Peter Schwaighofer, BSc vom Fachbereich Verkehrs­sicher­heit in der AUVA-Hauptstelle sieht den größten Vorteil des Einsatzes von Simulatoren und Trainings­tools darin, dass auch schwierige Situationen gefahrlos geübt werden können. Derartige Simulatoren stellen eine sinnvolle Ergänzung zum Training mit echten Staplern dar. Es gibt jedoch auch Grenzen. Ein Simulator kann zu Schulungszwecken zusätzlich verwendet werden, ersetzt aber keinesfalls eine praktische Übung und das persönliche Gespräch im Rahmen der Unterweisung.

Hinsichtlich der Unterweisung muss grundsätzlich beachtet werden, dass computerunterstützte (digitale) Unterweisungen, zu denen auch jene mit VR-Simulationen zählen, nur als wiederkehrende allgemeine Unterweisungen sowie als ergänzendes Element zur persönlichen Unterweisung geeignet sind, nicht jedoch für Erstunterweisungen.
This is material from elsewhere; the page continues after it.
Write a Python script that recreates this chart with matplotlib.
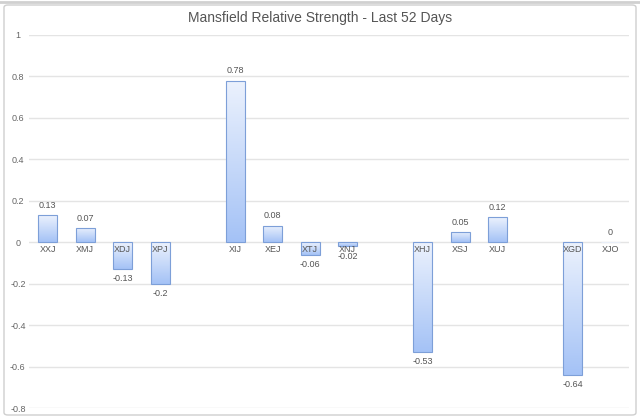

Bei ersten bzw. arbeitsplatzspezifischen Unterweisungen ist es wichtig, dass auf den individuellen Kenntnisstand eingegangen wird, Fragen der Unterwiesenen beantwortet sowie etwaige Missverständnisse ausgeräumt werden, und dass eine Überprüfung stattfindet, ob die Unterweisung verstanden worden ist. Das ist nur in persönlichem Kontakt möglich. Dies regelt unter anderem ein Erlass des Zentral-Arbeitsinspektorats zur „elektronischen Unterweisung“.

Elektronische Unterweisung

Laut einem Erlass des Arbeitsinspektorats aus dem Jahr 2010 ist für die erste Unterweisung bei einer neuen Tätigkeit die elektronische Unterweisung nicht ausreichend. Die persönliche Unterweisung vor Ort, zum Beispiel an Maschinen oder Fahrzeugen, darf nicht wegfallen. Auch wiederkehrende arbeitsplatzspezifische Unterweisungen dürfen nicht rein elektronisch erfolgen. Genauere Informationen dazu finden Sie im Artikel „Unter­weisung – geht das auch digital?“ auf unserem AUVA-Blog unter: sichereswissen.info/unterweisung-digital/

Zusammenfassung

Schulungen für Staplerfahrer:innen lassen sich durch Stapler-Simulatoren und virtuelle Trainingstools sinnvoll ergänzen. Sie ermöglichen eine gefahrlose „Spielwiese“. Eine VR-Brille, originale Stapler-Bedienelemente und ein Fahrerplatz, der die Bewegungen des virtuellen Fahrzeugs simuliert, können ein authentisches Fahrerlebnis vermitteln. Wichtig zu beachten bleiben die gesetzlichen Einschränkungen zur elektronischen Unterweisung gemäß dem Erlass des Zentral-Arbeitsinspektorats.